Is it possible to think of ourselves, individually, as a composite--like some large organization? Can we consider who we are as a multi-unit entity that has become because of our history, something so complex that we don't quite have an ability to manage ourselves without, inevitably, messing up.
Are we at once like some of the companies for which we've worked, quirky and conventional; intelligent and clueless; rational and how-could-we-have done-that illogical, ethical and immoral,---with a voracious need to fill the voids that are the result of loss.
And if we cannot imagine ourselves this way, can we at least see our society/communities/cities as such a multifaceted amalgam ostensibly trying to succeed but hobbled by damaged components.
I live in a blue collar town that borders several affluent communities. My town and a neighboring one regularly hold used book sales out of their libraries. In the blue collar library the space for the book sale is as large as a nice sized classroom. When I have been there for the sales, the place has few customers. In the adjacent white-collar library, the sale is in a basement the size of a double wide. Go there on the day of the book sale and it is a mob scene.
There seem to me to be four types of critters who go to the basement sales. The first are used book dealers who see bargains galore, books selling for 2 dollars that they can sell for ten in their establishments. They cart cartons of books out of the place within the first hour of the sale. Then you have parents with little kids who hover around the children section. The third group are serious readers. People who gobble books like others eat bananas and read 2 or 3 a week. These folks will cart bags of books out of the basement. Then there are people like me; folks who read a book, maybe two or three a month. I typically go the second day of the sale when the crowds have thinned. Last time I went I was looking through the novels section and began conversing with another of my ilk. She picked up a book, and I told her that I thought it wasn't worth it. And then another which I strongly endorsed. She pulled Union Atlantic from the stacks and told me I would like it.
I finished it yesterday and it is too bad that the woman with whom I was conversing is someone I am unlikely to ever see again and don't know her coordinates, because I would like to ask her why she liked the book. I've been trying to make sense out of it since last night and the jury is leaning toward dismissal.
What is the book about? Tough to answer. By title, it is about a large bank called Union Atlantic. The book starts and ends in the Persian Gulf, but most of it takes place in suburban Boston. A successful banker who came from poverty buys a house in an affluent suburb where his mother used to go to clean.

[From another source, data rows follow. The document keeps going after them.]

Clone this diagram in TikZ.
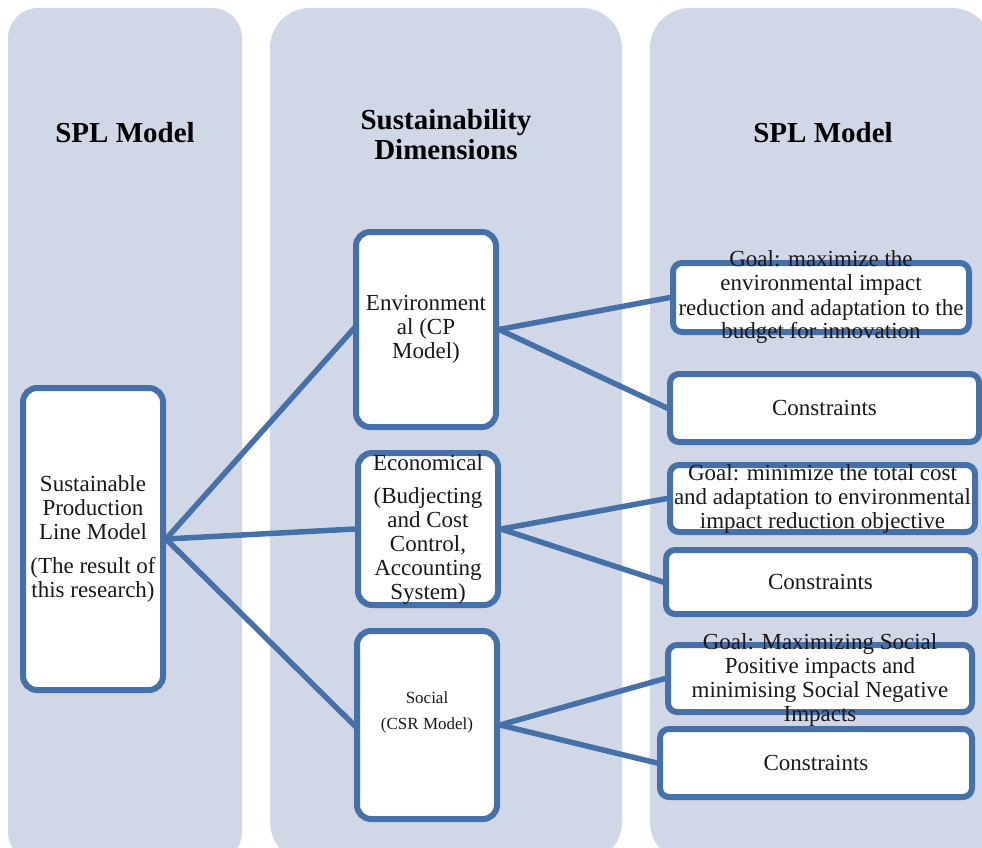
\documentclass[tikz,border=0pt]{standalone}
\usepackage{fontspec}
\setmainfont{Liberation Serif}
\definecolor{cBand}{RGB}{208,216,232}
\definecolor{cEdge}{RGB}{70,113,168}

\begin{document}
\begin{tikzpicture}[
  x=1pt, y=-1pt,
  font=\fontsize{23}{24}\selectfont,
  band/.style={fill=cBand, draw=none},
  box/.style={rectangle, rounded corners=14pt, draw=cEdge, line width=6pt,
    fill=white, inner sep=0pt},
  gbox/.style={box, rounded corners=9pt},
  txt/.style={align=center, inner sep=0pt, text=black!90},
  head/.style={align=center, inner sep=0pt,
    font=\fontsize{29}{30}\selectfont\bfseries},
  link/.style={draw=cEdge, line width=5.5pt, shorten <=-3pt, shorten >=-3pt},
]
\useasboundingbox (0,0) rectangle (982,848);

% three column bands
\begin{scope}
\clip (0,0) rectangle (982,848);
\fill[band, rounded corners=30pt] (8,8) rectangle (242,862);
\fill[band, rounded corners=40pt] (270,8) rectangle (622,862);
\fill[band, rounded corners=40pt] (650,8) rectangle (992,862);
\end{scope}

% column headings
\node[head] (h1) at (125,133) {SPL Model};
\node[head] (h2) at (446,135) {Sustainability\\Dimensions};
\node[head] (h3) at (823,133) {SPL Model};

% model box
\node[box, minimum width=140pt, minimum height=302pt] (spl) at (93,539) {};
\node[txt] (splt) at (spl) {Sustainable\\Production\\Line Model\\[10pt](The result of\\this research)};

% dimensions
\node[box, minimum width=140pt, minimum height=195pt] (env) at (426,329.5) {};
\node[box, minimum width=140pt, minimum height=152pt] (eco) at (428,529) {};
\node[box, minimum width=140pt, minimum height=188pt] (soc) at (427,725) {};
\node[txt] (envt) at (env) {Environment\\al (CP\\Model)};
\node[txt] (ecot) at (eco) {Economical\\[9pt](Budjecting\\and Cost\\Control,\\Accounting\\System)};
\node[txt, font=\fontsize{17}{18}\selectfont] (soct) at (427,712) {Social\\[8pt](CSR Model)};

% goals and constraints
\node[gbox, minimum width=296pt, minimum height=69pt] (g1) at (821,297.5) {};
\node[gbox, minimum width=309pt, minimum height=68pt] (k1) at (824.5,408) {};
\node[gbox, minimum width=305pt, minimum height=67pt] (g2) at (822.5,498.5) {};
\node[gbox, minimum width=309pt, minimum height=64pt] (k2) at (820.5,582) {};
\node[gbox, minimum width=304pt, minimum height=67pt] (g3) at (820,678.5) {};
\node[gbox, minimum width=312pt, minimum height=68pt] (k3) at (816,763) {};
\node[txt] (g1t) at (g1) {Goal: maximize the\\environmental impact\\reduction and adaptation to the\\budget for innovation};
\node[txt] (k1t) at (k1) {Constraints};
\node[txt] (g2t) at (g2) {Goal: minimize the total cost\\and adaptation to environmental\\impact reduction objective};
\node[txt] (k2t) at (k2) {Constraints};
\node[txt] (g3t) at (820,680) {Goal: Maximizing Social\\Positive impacts and\\minimising Social Negative\\Impacts};
\node[txt] (k3t) at (k3) {Constraints};

% links
\draw[link] (spl.east) -- (env.west);
\draw[link] (spl.east) -- (eco.west);
\draw[link] (spl.east) -- (soc.west);
\draw[link] (env.east) -- (g1.west);
\draw[link] (env.east) -- (k1.west);
\draw[link] (eco.east) -- (g2.west);
\draw[link] (eco.east) -- (k2.west);
\draw[link] (soc.east) -- (g3.west);
\draw[link] (soc.east) -- (k3.west);
\end{tikzpicture}
\end{document}
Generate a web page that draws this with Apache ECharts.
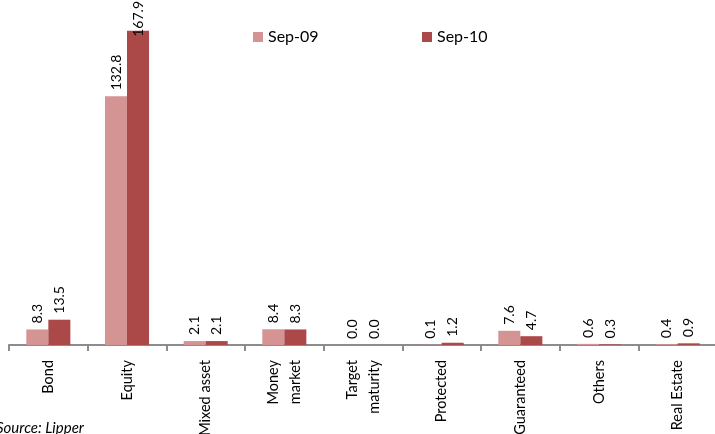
<!DOCTYPE html>
<html>
<head>
<meta charset="utf-8">
<script src="https://cdn.jsdelivr.net/npm/echarts@6/dist/echarts.min.js"></script>
<style>
  html, body { margin: 0; padding: 0; background: #fff; }
  #chart { width: 715px; height: 434px; }
</style>
</head>
<body>
<div id="chart"></div>
<script>
// Fund categories and net assets at each date
const categories = ['Bond', 'Equity', 'Mixed asset', 'Money\nmarket', 'Target\nmaturity', 'Protected', 'Guaranteed', 'Others', 'Real Estate'];
const sep09 = [8.3, 132.8, 2.1, 8.4, 0.0, 0.1, 7.6, 0.6, 0.4];
const sep10 = [13.5, 167.9, 2.1, 8.3, 0.0, 1.2, 4.7, 0.3, 0.9];
const seriesNames = ['Sep-09', 'Sep-10'];
const colors = ['#D49494', '#AB4848'];

const font = 'Lato, "Open Sans", sans-serif';

const valueLabel = {
  show: true,
  position: 'top',
  rotate: 90,
  align: 'left',
  verticalAlign: 'middle',
  distance: 6,
  color: '#000',
  fontFamily: font,
  fontSize: 14,
  formatter: p => p.value.toFixed(1)
};

// Keep value labels inside the canvas: a label that would run past the top edge
// is re-anchored so that its top sits just below the edge
function keepInside(params) {
  const r = params.labelRect;
  if (r.y < 1) {
    return { x: r.x + r.width / 2, y: 1 + r.height };
  }
  return {};
}

const legendText = { fontFamily: font, fontSize: 16, color: '#000' };

const chart = echarts.init(document.getElementById('chart'));
chart.setOption({
  animation: false,
  grid: { left: 9, right: -2, top: 8, bottom: 89, containLabel: false, outerBoundsMode: 'none' },
  legend: [
    {
      data: [seriesNames[0]], left: 253, top: 29, padding: 0, itemWidth: 10, itemHeight: 10,
      icon: 'rect', textStyle: legendText
    },
    {
      data: [seriesNames[1]], left: 422, top: 29, padding: 0, itemWidth: 10, itemHeight: 10,
      icon: 'rect', textStyle: legendText
    }
  ],
  xAxis: {
    type: 'category',
    data: categories,
    axisLine: { lineStyle: { color: '#8C8C8C', width: 2 } },
    axisTick: { show: true, length: 6, lineStyle: { color: '#8C8C8C', width: 2 } },
    axisLabel: {
      interval: 0, rotate: 90, margin: 15,
      color: '#000', fontFamily: font, fontSize: 14.5, lineHeight: 22
    }
  },
  yAxis: {
    type: 'value', min: 0, max: 180, interval: 20,
    show: false, splitLine: { show: false }
  },
  series: [
    {
      name: seriesNames[0], type: 'bar', data: sep09,
      itemStyle: { color: colors[0] },
      barGap: '0%', barCategoryGap: '44%',
      label: valueLabel, labelLayout: keepInside
    },
    {
      name: seriesNames[1], type: 'bar', data: sep10,
      itemStyle: { color: colors[1] },
      barGap: '0%', barCategoryGap: '44%',
      label: valueLabel, labelLayout: keepInside
    }
  ],
  graphic: [
    {
      type: 'text', left: -4, top: 421,
      style: { text: 'Source: Lipper', font: 'italic 15px ' + font, fill: '#000' }
    }
  ]
});
</script>
</body>
</html>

The banker's neighbor is an eccentric woman who talks and listens to her dogs and, we find out, lost her true love to an early death. There is a young man who hangs out getting high with his rich kid cohorts, who goes to the eccentric dog whisperer for tutoring and then meets up, inexplicably and incredibly, with the banker. And there is the brother of the quirky woman who it appears is grounded by a sense of responsibility and a moral compass. And everybody has suffered some significant loss.
Usually, in a book with several characters, a story coalesces around these characters. Here, the stories while connected to some extent, do not meaningfully coalesce. And it is from this that I have thought that one might extract from the novel the notion that we are composites of events and histories that might not connect and nevertheless mark out our paths. And what is common to us all, is some real or symbolic death.
One other point. I have read many books where the sex in the book is gratuitous. It is as if the publisher says to editors, "Look, I need 120,000 words, a romance, a compelling plot, and three steamy scenes. Don't bring me a manuscript without the steam." The sex in this book--while gratuitous and unconvincing as is the case in many other books--I think is also political. To explain this would be to reveal somethings that would give too much of the book away. So, if you are interested, write to me and I will explain.
I can't quite recommend the book. It is too disjointed. The kids and Doug and Nate and Charlotte and Henry and Holland and the Persian Gulf. I don't believe Nate and Doug. Can't fathom the import of the opening scene in the Persian Gulf.
The author writes well and there are lines that resonate. My favorite refers to a retired educator, "Toward the end of her years at the school, even her better students had become mere harvesters of fact, unwilling to be transformed by what they might learn."
I like reading books because they often help me think and I might be transformed in some way, by what I might learn. The idea that we are all disjointed composites like some Union Atlantic multifaceted bank, and our directions, unless we act to intervene, are fueled by loss and flawed connections of our own making is interesting to contemplate and, if it compels us to intervene, then the notion can be edifying, valuable and--who knows--maybe transformative.